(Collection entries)
+--
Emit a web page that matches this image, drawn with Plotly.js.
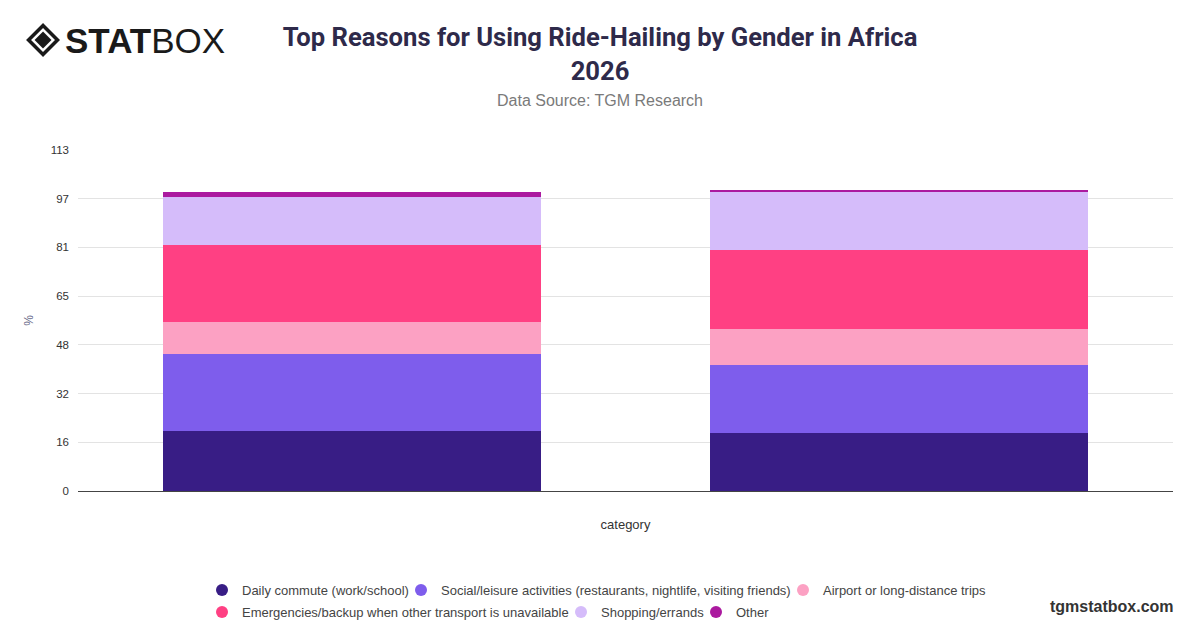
<!DOCTYPE html>
<html>
<head>
<meta charset="utf-8">
<script src="https://cdn.plot.ly/plotly-3.0.1.min.js"></script>
<style>
html,body{margin:0;padding:0;background:#fff;}
#chart{width:1200px;height:628px;}
</style>
</head>
<body>
<div id="chart"></div>
<script>
// Data
const categories = ["Male", "Female"];
const seriesNames = [
  "Daily commute (work/school)",
  "Social/leisure activities (restaurants, nightlife, visiting friends)",
  "Airport or long-distance trips",
  "Emergencies/backup when other transport is unavailable",
  "Shopping/errands",
  "Other"
];
const dailyCommute = [20.0, 19.2];
const socialLeisure = [25.3, 22.7];
const airportTrips = [10.6, 11.8];
const emergencies = [25.6, 26.3];
const shopping = [16.0, 19.2];
const other = [1.7, 0.6];
const yTickMax = 113;
const yTickCount = 7;

const seriesValues = [dailyCommute, socialLeisure, airportTrips, emergencies, shopping, other];
const colors = ["#381d85", "#7e5dec", "#fca1c3", "#ff4083", "#d5bcfa", "#ab1a9f"];

// legend entry layout (pixel position of each legend marker centre)
const legendMarkerX = [222, 421, 803, 222, 581, 716];
const legendRowY = [590, 590, 590, 612, 612, 612];

const traces = [];
seriesValues.forEach((vals, i) => {
  traces.push({
    type: "bar",
    x: categories,
    y: vals,
    name: seriesNames[i],
    marker: {color: colors[i], line: {width: 0}},
    showlegend: false,
    hoverinfo: "name+y"
  });
});
// legend entries with circular markers (one legend per entry for exact placement)
const legendIds = seriesValues.map((v, i) => i === 0 ? "legend" : "legend" + (i + 1));
seriesValues.forEach((vals, i) => {
  traces.push({
    type: "scatter",
    mode: "markers",
    x: [null],
    y: [null],
    name: seriesNames[i],
    legend: legendIds[i],
    marker: {color: colors[i], size: 14, symbol: "circle"},
    showlegend: true,
    hoverinfo: "skip"
  });
});

// helpers: pixel -> paper coords (plot area l=78, w=1096, top=150, bottom=491)
const PX = px => (px - 78) / 1096;
const PY = py => (491 - py) / 341;

function diamond(cx, cy, half) {
  const hx = half / 1096, hy = half / 341;
  const x = PX(cx), y = PY(cy);
  return `M ${x - hx} ${y} L ${x} ${y + hy} L ${x + hx} ${y} L ${x} ${y - hy} Z`;
}

const legendBase = {
  orientation: "h",
  xref: "container",
  yref: "container",
  xanchor: "left",
  yanchor: "middle",
  font: {size: 13, color: "#444444"},
  itemsizing: "constant",
  traceorder: "normal",
  bgcolor: "rgba(0,0,0,0)"
};

const layout = {
  width: 1200,
  height: 628,
  paper_bgcolor: "#ffffff",
  plot_bgcolor: "#ffffff",
  barmode: "stack",
  bargap: 0.31,
  margin: {l: 78, r: 27, t: 150, b: 137},
  font: {family: "Liberation Sans, Arial, sans-serif", color: "#333333", size: 12},
  title: {
    text: "<b>Top Reasons for Using Ride-Hailing by Gender in Africa<br>2026</b>",
    x: 0.5, xref: "container", xanchor: "center",
    y: 0.926, yref: "container", yanchor: "top",
    font: {family: "Roboto, Liberation Sans, sans-serif", size: 25.6, color: "#2e2a4a"}
  },
  xaxis: {
    type: "category",
    showticklabels: false,
    showgrid: false,
    showline: true,
    linecolor: "#444444",
    linewidth: 1,
    ticks: "",
    title: {text: "category", font: {size: 13, color: "#333333"}, standoff: 28},
    range: [-0.5, 1.5]
  },
  yaxis: {
    range: [0, yTickMax],
    tickmode: "linear",
    tick0: 0,
    dtick: yTickMax / yTickCount,
    tickformat: ".0f",
    showgrid: true,
    gridcolor: "#e3e3e3",
    gridwidth: 1,
    zeroline: false,
    showline: false,
    ticks: "",
    ticklabelstandoff: 8,
    tickfont: {size: 11.5, color: "#333333"},
    title: {text: "%", font: {size: 12, color: "#6a6a8a"}, standoff: 14}
  },
  annotations: [
    {
      text: "Data Source: TGM Research",
      xref: "paper", yref: "paper",
      x: PX(600), y: PY(101), xanchor: "center", yanchor: "middle",
      showarrow: false,
      font: {size: 16, color: "#7a7a7a"}
    },
    {
      text: "<b>tgmstatbox.com</b>",
      xref: "paper", yref: "paper",
      x: PX(1177), y: PY(606), xanchor: "right", yanchor: "middle",
      showarrow: false,
      font: {size: 16, color: "#333333"}
    },
    {
      text: "<b>STAT</b>BOX",
      xref: "paper", yref: "paper",
      x: PX(63), y: PY(40), xanchor: "left", yanchor: "middle",
      showarrow: false,
      font: {family: "Liberation Sans, Arial, sans-serif", size: 35, color: "#1a1a1a"}
    }
  ],
  shapes: [
    {type: "path", xref: "paper", yref: "paper", path: diamond(43, 40, 17), fillcolor: "#1a1a1a", line: {width: 0}},
    {type: "path", xref: "paper", yref: "paper", path: diamond(43, 40, 12), fillcolor: "#ffffff", line: {width: 0}},
    {type: "path", xref: "paper", yref: "paper", path: diamond(43, 40, 8.5), fillcolor: "#1a1a1a", line: {width: 0}}
  ]
};

legendIds.forEach((id, i) => {
  layout[id] = Object.assign({}, legendBase, {
    x: (legendMarkerX[i] - 20) / 1200,
    y: 1 - legendRowY[i] / 628
  });
});

Plotly.newPlot("chart", traces, layout, {displayModeBar: false, responsive: false});
</script>
</body>
</html>
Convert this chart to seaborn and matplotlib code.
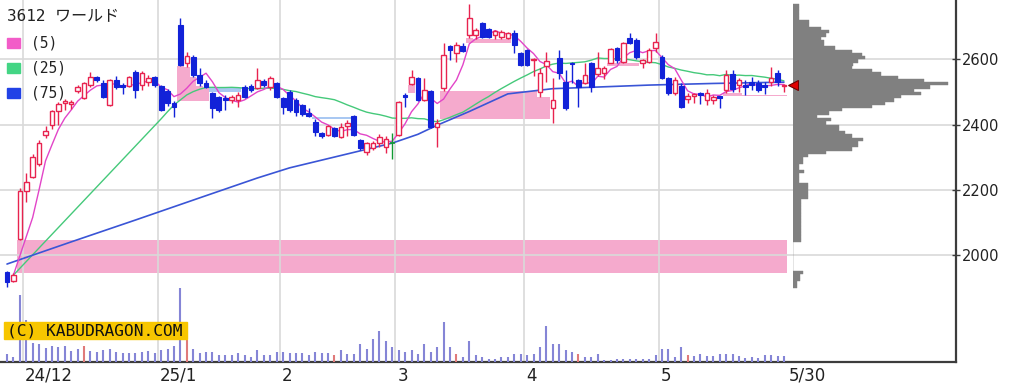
import numpy as np
import pandas as pd
import matplotlib
matplotlib.use("Agg")
import matplotlib.pyplot as plt
import matplotlib.patches as mpatches
import matplotlib.transforms as mtrans
import seaborn as sns

# daily candles, 2024/11/27 .. 2025/5/30 (yen)
opens = [1948, 1920, 2050, 2195, 2240, 2278, 2368, 2400, 2440, 2465, 2462, 2502, 2481, 2521, 2546, 2527,
         2460, 2537, 2520, 2518, 2561, 2521, 2531, 2546, 2518, 2503, 2466, 2705, 2588, 2607, 2552, 2527,
         2497, 2484, 2482, 2475, 2476, 2515, 2518, 2512, 2533, 2515, 2527, 2481, 2500, 2475, 2460, 2434,
         2408, 2374, 2368, 2389, 2362, 2396, 2426, 2352, 2316, 2328, 2343, 2331, 2343, 2368, 2490, 2525,
         2542, 2475, 2503, 2392, 2512, 2640, 2619, 2640, 2674, 2674, 2711, 2692, 2675, 2668, 2665, 2680,
         2619, 2628, 2598, 2500, 2580, 2451, 2604, 2530, 2590, 2537, 2527, 2589, 2555, 2558, 2590, 2635,
         2592, 2665, 2659, 2588, 2592, 2634, 2607, 2542, 2497, 2518, 2478, 2487, 2497, 2475, 2475, 2486,
         2506, 2555, 2521, 2521, 2530, 2527, 2521, 2530, 2558, 2518]
highs = [1952, 1945, 2205, 2250, 2310, 2352, 2395, 2446, 2469, 2478, 2476, 2521, 2530, 2561, 2549, 2537,
         2540, 2549, 2527, 2549, 2567, 2564, 2552, 2549, 2521, 2509, 2472, 2727, 2622, 2613, 2573, 2537,
         2500, 2487, 2490, 2490, 2500, 2521, 2524, 2573, 2540, 2549, 2530, 2484, 2506, 2481, 2463, 2450,
         2416, 2378, 2399, 2392, 2405, 2414, 2430, 2355, 2346, 2349, 2371, 2365, 2374, 2472, 2497, 2567,
         2545, 2542, 2506, 2417, 2650, 2645, 2653, 2650, 2770, 2696, 2715, 2695, 2690, 2690, 2684, 2690,
         2622, 2632, 2604, 2573, 2622, 2542, 2628, 2567, 2592, 2540, 2589, 2592, 2622, 2580, 2635, 2638,
         2653, 2681, 2665, 2600, 2635, 2680, 2613, 2546, 2546, 2527, 2497, 2497, 2500, 2510, 2490, 2486,
         2567, 2567, 2543, 2537, 2545, 2537, 2530, 2577, 2567, 2524]
lows = [1902, 1918, 2046, 2163, 2236, 2273, 2358, 2386, 2398, 2445, 2447, 2497, 2478, 2515, 2530, 2481,
        2457, 2509, 2494, 2515, 2481, 2506, 2518, 2515, 2442, 2457, 2423, 2579, 2576, 2546, 2518, 2512,
        2420, 2439, 2445, 2466, 2454, 2481, 2500, 2509, 2515, 2506, 2481, 2432, 2438, 2425, 2425, 2423,
        2365, 2359, 2365, 2362, 2359, 2365, 2365, 2322, 2307, 2322, 2331, 2312, 2294, 2365, 2454, 2521,
        2472, 2472, 2389, 2331, 2503, 2598, 2591, 2622, 2665, 2663, 2665, 2665, 2663, 2663, 2662, 2620,
        2579, 2579, 2549, 2484, 2530, 2404, 2540, 2445, 2527, 2454, 2524, 2500, 2549, 2540, 2588, 2589,
        2589, 2646, 2600, 2573, 2589, 2622, 2540, 2490, 2490, 2451, 2466, 2466, 2463, 2460, 2463, 2451,
        2497, 2500, 2500, 2491, 2506, 2500, 2494, 2518, 2518, 2500]
closes = [1917, 1938, 2195, 2225, 2300, 2343, 2380, 2440, 2462, 2472, 2470, 2514, 2527, 2545, 2537, 2484,
          2536, 2515, 2515, 2546, 2506, 2558, 2543, 2521, 2445, 2466, 2453, 2583, 2610, 2552, 2527, 2515,
          2451, 2445, 2475, 2484, 2490, 2484, 2506, 2537, 2521, 2542, 2484, 2454, 2445, 2438, 2432, 2425,
          2377, 2365, 2395, 2365, 2392, 2404, 2368, 2328, 2343, 2343, 2361, 2355, 2343, 2469, 2484, 2545,
          2475, 2506, 2392, 2405, 2613, 2630, 2643, 2625, 2726, 2690, 2669, 2669, 2687, 2684, 2680, 2643,
          2583, 2583, 2600, 2558, 2595, 2475, 2558, 2451, 2586, 2515, 2552, 2515, 2573, 2573, 2632, 2598,
          2649, 2650, 2607, 2598, 2628, 2653, 2542, 2497, 2537, 2454, 2487, 2494, 2491, 2497, 2484, 2481,
          2552, 2509, 2537, 2515, 2521, 2506, 2515, 2543, 2530, 2521]
volume = [8, 5, 67, 42, 19, 18, 14, 16, 15, 16, 11, 13, 16, 11, 10, 12, 13, 10, 9, 9, 9, 10, 11, 9,
          12, 13, 16, 74, 22, 13, 9, 10, 10, 7, 7, 7, 9, 7, 5, 12, 7, 7, 10, 10, 9, 9, 9, 7,
          10, 9, 9, 7, 12, 8, 8, 18, 13, 23, 31, 21, 15, 12, 10, 12, 8, 18, 10, 15, 40, 15, 8, 5,
          21, 7, 5, 3, 3, 5, 5, 8, 8, 7, 8, 15, 36, 18, 18, 12, 10, 8, 5, 5, 8, 2, 2, 3,
          3, 3, 3, 3, 3, 7, 13, 13, 5, 15, 7, 6, 8, 6, 6, 8, 8, 8, 6, 4, 5, 4, 7, 7, 6, 6]
red_vol_days = [12, 28, 51, 70, 89, 106]

# price windows (gap days)
gap_up_days = [2, 27, 63, 68, 72, 94, 112]
gap_down_days = [32, 48]

# 75-day average (history before the window is not shown)
ma75_idx = [0, 10, 20, 30, 39, 44, 52, 60, 64, 67, 72, 78, 85, 92, 100, 110, 121]
ma75_val = [1972, 2040, 2107, 2175, 2236, 2267, 2305, 2343, 2370, 2398, 2440, 2494, 2510, 2515, 2521, 2526, 2530]

month_pos = [2.5, 23.5, 42.5, 60.5, 80.5, 101.5]
month_labels = ['24/12', '25/1', '2', '3', '4', '5']
last_label = '5/30'

# price profile, 10-yen bins starting at 1900
profile = [4, 4, 7, 7, 10, 0, 0, 0, 0, 0, 0, 0, 0, 0, 8, 8, 8, 8, 8, 8, 8, 8, 8, 8, 8, 8, 8, 15, 15,
           15, 15, 15, 6, 6, 6, 11, 6, 6, 10, 10, 15, 33, 59, 65, 65, 70, 59, 52, 46, 46, 33, 38, 24,
           36, 49, 79, 92, 101, 108, 128, 121, 137, 155, 131, 105, 88, 79, 59, 60, 65, 72, 69, 59, 42,
           31, 31, 28, 33, 36, 28, 16, 16, 6, 6, 6, 6, 6]
profile_start, profile_step = 1900, 10

RED = '#e8234f'
BLUE = '#1222d8'
PINK_GAP = '#f5aacd'
BLUE_GAP = '#a9c8f2'

sns.set_style("white")
plt.rcParams['font.family'] = ['DejaVu Sans', 'Noto Sans CJK JP']

df = pd.DataFrame({'o': opens, 'h': highs, 'l': lows, 'c': closes, 'v': volume})
df['x'] = np.arange(len(df))
n = len(df)

W, H = 1022, 391
fig = plt.figure(figsize=(W / 100, H / 100), dpi=100)
ax = fig.add_axes([0, 29 / H, 956 / W, 362 / H])
ax.set_xlim(-1.09, 147.8)
ax.set_ylim(1671.5, 2782)

# volume (twin axis, hidden)
vax = ax.twinx()
vax.set_ylim(0, max(volume) * 4.9)
vcol = ['#e07a7a' if i in red_vol_days else '#8585d6' for i in df.x]
vax.vlines(df.x, 0, df.v, colors=vcol, lw=1.5)
vax.set_axis_off()

# windows
for d in gap_up_days:
    bot, top = df.h[d - 1], df.l[d]
    xs, tops = [], []
    i = d
    while i < n:
        top = min(top, df.l[i])
        if top <= bot:
            break
        xs.append(i - 0.5)
        tops.append(top)
        i += 1
    xs.append(i - 0.5)
    tops.append(tops[-1])
    ax.fill_between(xs, bot, tops, step='post', color=PINK_GAP, lw=0, zorder=0.3)
for d in gap_down_days:
    bot, top = df.h[d], df.l[d - 1]
    xs, bots = [], []
    i = d
    while i < n:
        bot = max(bot, df.h[i])
        if bot >= top:
            break
        xs.append(i - 0.5)
        bots.append(bot)
        i += 1
    xs.append(i - 0.5)
    bots.append(bots[-1])
    ax.fill_between(xs, bots, top, step='post', color=BLUE_GAP, lw=0, zorder=0.3)

# grid
for p in month_pos:
    ax.axvline(p, color='#d9d9d9', lw=1.2, zorder=0.5)
ax.set_yticks([2000, 2200, 2400, 2600])
ax.yaxis.grid(True, color='#d9d9d9', lw=1.2)
ax.set_axisbelow(True)

# moving averages
ma5 = df.c.rolling(5).mean()
ma5[1] = df.c[1]
ma25 = df.c.rolling(25).mean()
ma25[1] = df.c[1]
m5 = pd.DataFrame({'x': df.x, 'y': ma5}).dropna()
m25 = pd.DataFrame({'x': df.x, 'y': ma25}).dropna()
sns.lineplot(data=m25, x='x', y='y', ax=ax, color='#45c97a', lw=1, estimator=None, zorder=2)
sns.lineplot(x=ma75_idx, y=ma75_val, ax=ax, color='#3a55d6', lw=1.2, estimator=None, zorder=2)
sns.lineplot(data=m5, x='x', y='y', ax=ax, color='#e245c8', lw=1, estimator=None, zorder=2)

# candles
up = df[df.c > df.o]
dn = df[df.c < df.o]
fl = df[df.c == df.o]
ax.vlines(up.x, up.l, up.h, color=RED, lw=1, zorder=3)
ax.bar(up.x, up.c - up.o, bottom=up.o, width=0.7, facecolor='white', edgecolor=RED, lw=1, zorder=4)
ax.vlines(dn.x, dn.l, dn.h, color=BLUE, lw=1, zorder=3)
ax.bar(dn.x, dn.o - dn.c, bottom=dn.c, width=0.75, facecolor=BLUE, edgecolor=BLUE, lw=0.8, zorder=4)
ax.vlines(fl.x, fl.l, fl.h, color='#119933', lw=1, zorder=3)
ax.hlines(fl.c, fl.x - 0.4, fl.x + 0.4, color='#119933', lw=1.2, zorder=4)

# axes styling
for s in ['left', 'top']:
    ax.spines[s].set_visible(False)
for s in ['right', 'bottom']:
    ax.spines[s].set_color('#3c3c3c')
    ax.spines[s].set_linewidth(1.6)
ax.yaxis.tick_right()
ax.yaxis.set_label_position('right')
ax.tick_params(axis='y', which='both', left=False, labelleft=False, right=True, labelright=True,
               direction='inout', length=6, width=1, color='#3c3c3c',
               labelsize=10.5, labelcolor='#222222', pad=1)
ax.set_xticks(month_pos + [121.5], month_labels + [last_label])
ax.tick_params(axis='x', length=0, pad=3.5, labelsize=12, labelcolor='#222222')
off = mtrans.ScaledTranslation(2 / 100, 0, fig.dpi_scale_trans)
for lbl in ax.get_xticklabels():
    lbl.set_ha('left')
    lbl.set_transform(lbl.get_transform() + off)
ax.set_xlabel('')
ax.set_ylabel('')

# price profile
pax = fig.add_axes([793 / W, 29 / H, 163 / W, 362 / H])
pax.set_ylim(1671.5, 2782)
pax.set_xlim(0, max(profile) * 1.05)
levels = profile_start + profile_step * np.arange(len(profile))
pax.barh(levels + profile_step / 2, profile, height=profile_step, left=0,
         color='#808080', edgecolor='#808080', lw=0.3)
pax.plot([0], [closes[-1]], marker='<', ms=7, color='#e00000', mec='#700000', mew=0.8, clip_on=False)
pax.set_axis_off()

# legend
def fx(px):
    return px / W

def fy(py):
    return 1 - py / H

fig.text(fx(7), fy(17), '3612 ワールド', fontsize=11.5, va='center', ha='left',
         family=['DejaVu Sans Mono', 'Noto Sans CJK JP'], color='#222222')
for k, (col, lab) in enumerate([('#f25cc8', '(5)'), ('#43d584', '(25)'), ('#2242e6', '(75)')]):
    yc = 43 + k * 25
    fig.patches.append(mpatches.Rectangle((fx(7), fy(yc + 5)), 13 / W, 10 / H, color=col,
                                          transform=fig.transFigure, figure=fig))
    fig.text(fx(31), fy(yc), lab, fontsize=10.5, va='center', ha='left',
             family='DejaVu Sans Mono', color='#222222')

# copyright tag
fig.patches.append(mpatches.Rectangle((fx(4), fy(339)), 183 / W, 17 / H, color='#f7c600',
                                      transform=fig.transFigure, figure=fig, zorder=5))
fig.text(fx(7), fy(330.5), '(C) KABUDRAGON.COM', fontsize=11.7, va='center', ha='left',
         family='DejaVu Sans Mono', color='#111111', zorder=6)

fig.savefig('out.png', dpi=100)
+--
§ **CHALLENGE**: Above are the records; repeat their lines from the first through the line containing "const legendRowY = [590, 590, 590, 612, 612, 612];", and leave out each picture.

§ **RESPONSE**:
Emit a web page that matches this image, drawn with Plotly.js.
<!DOCTYPE html>
<html>
<head>
<meta charset="utf-8">
<script src="https://cdn.plot.ly/plotly-3.0.1.min.js"></script>
<style>
html,body{margin:0;padding:0;background:#fff;}
#chart{width:1200px;height:628px;}
</style>
</head>
<body>
<div id="chart"></div>
<script>
// Data
const categories = ["Male", "Female"];
const seriesNames = [
  "Daily commute (work/school)",
  "Social/leisure activities (restaurants, nightlife, visiting friends)",
  "Airport or long-distance trips",
  "Emergencies/backup when other transport is unavailable",
  "Shopping/errands",
  "Other"
];
const dailyCommute = [20.0, 19.2];
const socialLeisure = [25.3, 22.7];
const airportTrips = [10.6, 11.8];
const emergencies = [25.6, 26.3];
const shopping = [16.0, 19.2];
const other = [1.7, 0.6];
const yTickMax = 113;
const yTickCount = 7;

const seriesValues = [dailyCommute, socialLeisure, airportTrips, emergencies, shopping, other];
const colors = ["#381d85", "#7e5dec", "#fca1c3", "#ff4083", "#d5bcfa", "#ab1a9f"];

// legend entry layout (pixel position of each legend marker centre)
const legendMarkerX = [222, 421, 803, 222, 581, 716];
const legendRowY = [590, 590, 590, 612, 612, 612];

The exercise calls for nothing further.